Once in a while, a single post can spark a movement. In the summer of 2011, Gabi Gregg, who writes the blog GabiFresh, went on a quest to find a bikini; at the time, bikinis were hard to find in large sizes. When she found one, she posted a picture of herself in it, calling it a “fatkini.” (Gregg says that she got the word and the idea from a Tumblr user.) The picture, and a follow-up article for the Web site xoJane, the next summer, went viral, prompting a wave of copycat posts. Plus-size women took bikini pictures and tagged them #fatkini. Gregg ended up on the “Today” show, and the retail landscape changed. Gregg told me, “Out of nowhere, all these plus-size brands were suddenly making bikinis.”

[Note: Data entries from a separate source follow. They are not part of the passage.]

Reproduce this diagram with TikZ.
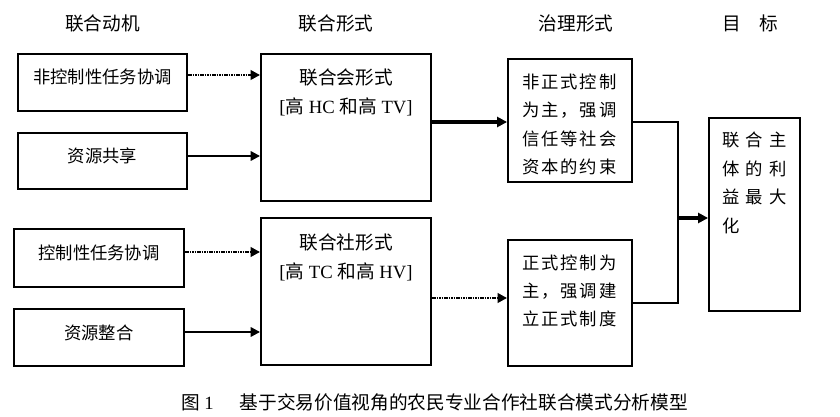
\documentclass[tikz,border=0pt]{standalone}
\usepackage{fontspec}
\setmainfont{Liberation Serif}
\newfontfamily\cjk{Noto Sans CJK SC}
\newfontfamily\cjkgov[LetterSpace=10]{Noto Sans CJK SC}
\newfontfamily\cjktgt[LetterSpace=34]{Noto Sans CJK SC}
\usetikzlibrary{arrows.meta}
\begin{document}
\begin{tikzpicture}[x=0.75pt,y=-0.75pt,
  box/.style={draw=black,line width=1.4pt,fill=none,inner sep=0pt},
  txt/.style={inner sep=0pt,font=\fontsize{13pt}{21.5pt}\selectfont\cjk},
  head/.style={inner sep=0pt,font=\fontsize{14pt}{16pt}\selectfont\cjk},
  arr/.style={line width=1.6pt,-{Triangle[length=7pt,width=7pt]}},
  dotarr/.style={arr,dash pattern=on 1.3pt off 0.5pt,line width=2pt},
  thickarr/.style={line width=2.4pt,-{Triangle[length=7.5pt,width=7.5pt]}},
  link/.style={line width=1.3pt}]
\useasboundingbox (0,0) rectangle (840,417);
% headers
\node[head] (h1) at (102.5,23) {联合动机};
\node[head] (h2) at (336,23) {联合形式};
\node[head] (h3) at (576,23) {治理形式};
\node[head] (h4) at (750,23) {目\hspace{1em}标};
% left boxes
\node[box,minimum width=126.75pt,minimum height=42.75pt] (a1) at (102.5,82.5) {};
\node[box,minimum width=126.75pt,minimum height=42pt] (a2) at (102.5,161) {};
\node[box,minimum width=127.5pt,minimum height=43.5pt] (a3) at (99,258) {};
\node[box,minimum width=127.5pt,minimum height=42.75pt] (a4) at (99,337.5) {};
\node[txt] (ta1) at ([yshift=4pt]a1.center) {非控制性任务协调};
\node[txt] (ta2) at ([yshift=4pt]a2.center) {资源共享};
\node[txt] (ta3) at ([yshift=3.5pt]a3.center) {控制性任务协调};
\node[txt] (ta4) at ([yshift=3.5pt]a4.center) {资源整合};
% middle boxes
\node[box,minimum width=127.5pt,minimum height=110.25pt] (m1) at (346,127.5) {};
\node[box,minimum width=127.5pt,minimum height=110.25pt] (m2) at (346,291.5) {};
\node[txt,align=center,font=\fontsize{14pt}{21.75pt}\selectfont] (tm1) at (346,92.5) {{\cjk 联合会形式}\\\relax{[}{\cjk 高} HC {\cjk 和高} TV{]}};
\node[txt,align=center,font=\fontsize{14pt}{21.75pt}\selectfont] (tm2) at (346,257) {{\cjk 联合社形式}\\\relax{[}{\cjk 高} TC {\cjk 和高} HV{]}};
% governance boxes
\node[box,minimum width=93pt,minimum height=92.25pt] (g1) at (570,120.5) {};
\node[box,minimum width=93pt,minimum height=94.5pt] (g2) at (570,303) {};
\node[txt,align=left,anchor=west,font=\fontsize{13pt}{21.25pt}\selectfont\cjkgov] (tg1) at (522.5,124.5) {非正式控制\\为主，强调\\信任等社会\\资本的约束};
\node[txt,align=left,anchor=west,font=\fontsize{13pt}{21.25pt}\selectfont\cjkgov] (tg2) at (522.5,291) {正式控制为\\主，强调建\\立正式制度};
% target
\node[box,minimum width=68.25pt,minimum height=144.75pt] (t) at (754.5,214.5) {};
\node[txt,align=left,anchor=west,font=\fontsize{13pt}{21.5pt}\selectfont\cjktgt] (tt) at (722.5,183) {联合主\\体的利\\益最大\\化};
% connectors
\draw[dotarr] (a1.east|-0,75) -- (m1.west|-0,75);
\draw[arr] (a2.east|-0,156) -- (m1.west|-0,156);
\draw[dotarr] (a3.east|-0,252) -- (m2.west|-0,252);
\draw[arr] (a4.east|-0,332) -- (m2.west|-0,332);
\draw[thickarr] (m1.east|-0,122) -- (g1.west|-0,122);
\draw[dotarr] (m2.east|-0,298) -- (g2.west|-0,298);
\coordinate (j) at (678,218);
\draw[link] (g1.east|-0,122) -| (j) |- (g2.east|-0,303);
\draw[thickarr] (j) -- (t.west|-j);
% caption
\node[inner sep=0pt,font=\fontsize{14pt}{16pt}\selectfont] (cap) at (434.5,402) {{\cjk 图} 1\hspace{1.4em}{\cjk 基于交易价值视角的农民专业合作社联合模式分析模型}};
\end{tikzpicture}
\end{document}
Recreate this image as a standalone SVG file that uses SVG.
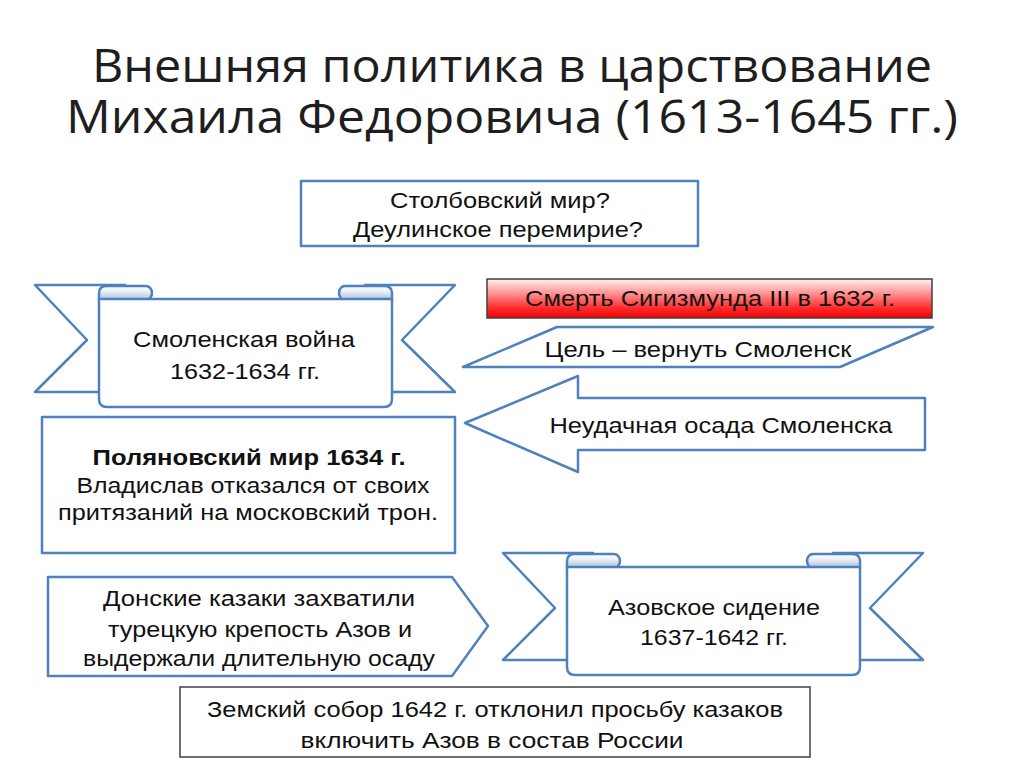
<svg xmlns="http://www.w3.org/2000/svg" xmlns:xlink="http://www.w3.org/1999/xlink" width="1024" height="767" viewBox="0 0 1024 767">
<style>
.b{fill:#fff;stroke:#4f81bd;stroke-width:2.5;stroke-linejoin:round}
.g{fill:#fff;stroke:#404040;stroke-width:1.5}
.t{font-family:"Liberation Sans",Arial,sans-serif;font-size:22px;fill:#111;text-anchor:middle}
.h{font-family:"Open Sans","Noto Sans",sans-serif;font-size:46px;fill:#1e1e1e;text-anchor:middle}
</style>
<defs>
<linearGradient id="tube" x1="0" y1="0" x2="0" y2="1">
<stop offset="0" stop-color="#ffffff"/>
<stop offset="0.35" stop-color="#eef2f8"/>
<stop offset="1" stop-color="#a9bfdc"/>
</linearGradient>
<linearGradient id="red" x1="0" y1="0" x2="0" y2="1">
<stop offset="0" stop-color="#fff2f2"/>
<stop offset="0.4" stop-color="#ff8a8a"/>
<stop offset="0.75" stop-color="#ff2a2a"/>
<stop offset="1" stop-color="#ee0000"/>
</linearGradient>
<g id="ribbon">
<polygon class="b" points="35,285 125,285 125,392 35,392 87,340"/>
<polygon class="b" points="455,285 365,285 365,392 455,392 402,340"/>
<path d="M99,300 L99,293 Q99,286 107,286 L146,286 A6,7 0 0 1 146,300 Z" fill="url(#tube)" stroke="#4f81bd" stroke-width="2.5"/>
<path d="M392,300 L392,293 Q392,286 384,286 L345,286 A6,7 0 0 0 345,300 Z" fill="url(#tube)" stroke="#4f81bd" stroke-width="2.5"/>
<path class="b" d="M99,299 L392,299 L392,399 Q392,407 384,407 L107,407 Q99,407 99,399 Z"/>
</g>
</defs>

<g id="title">
<text class="h" x="512" y="82" textLength="840" lengthAdjust="spacingAndGlyphs">Внешняя политика в царствование</text>
<text class="h" x="512" y="133" textLength="892" lengthAdjust="spacingAndGlyphs">Михаила Федоровича (1613-1645 гг.)</text>
</g>

<g id="connectors"></g>

<g id="stolbovo">
<rect class="b" x="301" y="181" width="397" height="65"/>
<text class="t" x="500" y="208" textLength="220" lengthAdjust="spacingAndGlyphs">Столбовский мир?</text>
<text class="t" x="498" y="237" textLength="290" lengthAdjust="spacingAndGlyphs">Деулинское перемирие?</text>
</g>

<g id="smolensk-war">
<use xlink:href="#ribbon"/>
<text class="t" x="244" y="347" textLength="222" lengthAdjust="spacingAndGlyphs">Смоленская война</text>
<text class="t" x="245" y="379" textLength="150" lengthAdjust="spacingAndGlyphs">1632-1634 гг.</text>
</g>

<g id="sigismund">
<rect x="487" y="279" width="445" height="39" fill="url(#red)" stroke="#404040" stroke-width="1.5"/>
<text class="t" x="710" y="306" textLength="370" lengthAdjust="spacingAndGlyphs">Смерть Сигизмунда III в 1632 г.</text>
</g>

<g id="goal">
<polygon class="b" points="557,327 933,327 840,367 463,367"/>
<text class="t" x="698" y="357" textLength="307" lengthAdjust="spacingAndGlyphs">Цель – вернуть Смоленск</text>
</g>

<g id="siege">
<polygon class="b" points="465,423 578,376 578,398 925,398 925,450 578,450 578,472"/>
<text class="t" x="721" y="433" textLength="343" lengthAdjust="spacingAndGlyphs">Неудачная осада Смоленска</text>
</g>

<g id="polyanovka">
<rect class="b" x="42" y="417" width="413" height="136"/>
<text class="t" x="249" y="465" font-weight="bold" textLength="313" lengthAdjust="spacingAndGlyphs">Поляновский мир 1634 г.</text>
<text class="t" x="253" y="493" textLength="353" lengthAdjust="spacingAndGlyphs">Владислав отказался от своих</text>
<text class="t" x="248" y="520" textLength="380" lengthAdjust="spacingAndGlyphs">притязаний на московский трон.</text>
</g>

<g id="azov-siege">
<use xlink:href="#ribbon" transform="translate(468,268)"/>
<text class="t" x="714" y="615" textLength="212" lengthAdjust="spacingAndGlyphs">Азовское сидение</text>
<text class="t" x="714" y="645" textLength="148" lengthAdjust="spacingAndGlyphs">1637-1642 гг.</text>
</g>

<g id="don-cossacks">
<polygon class="b" points="48,577 452,577 488,626 452,676 48,676"/>
<text class="t" x="259" y="606" textLength="312" lengthAdjust="spacingAndGlyphs">Донские казаки захватили</text>
<text class="t" x="260" y="637" textLength="304" lengthAdjust="spacingAndGlyphs">турецкую крепость Азов и</text>
<text class="t" x="259" y="666" textLength="352" lengthAdjust="spacingAndGlyphs">выдержали длительную осаду</text>
</g>

<g id="zemsky-sobor">
<rect class="g" x="180" y="687" width="630" height="70"/>
<text class="t" x="495" y="717" textLength="576" lengthAdjust="spacingAndGlyphs">Земский собор 1642 г. отклонил просьбу казаков</text>
<text class="t" x="492" y="748" textLength="383" lengthAdjust="spacingAndGlyphs">включить Азов в состав России</text>
</g>
</svg>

The fatkini movement—and plus-size fashion in general—has occasionally sparked a backlash. “Being really visible when you’re a plus-size woman is not for the faint of heart,” Conley told me. Many blogs attract lewd and misogynistic comments, but the more mild-mannered critics cite health concerns. “There’s a fine line between anti-body-shaming and obesity-glorification,” one reader wrote, at the bottom of a Buzzfeed article about the fatkini trend. Another added, “Celebrating obesity seems a bit ridiculous.”

Lizzie Widdicombe, writing for The New Yorker about the rapidly evolving plus-size fashion industry. For Gabi Gregg, being a pioneer in a shifting retail landscape has been lucrative—she now designs her own line of swimwear, and her most popular suit sold out in twenty-four hours.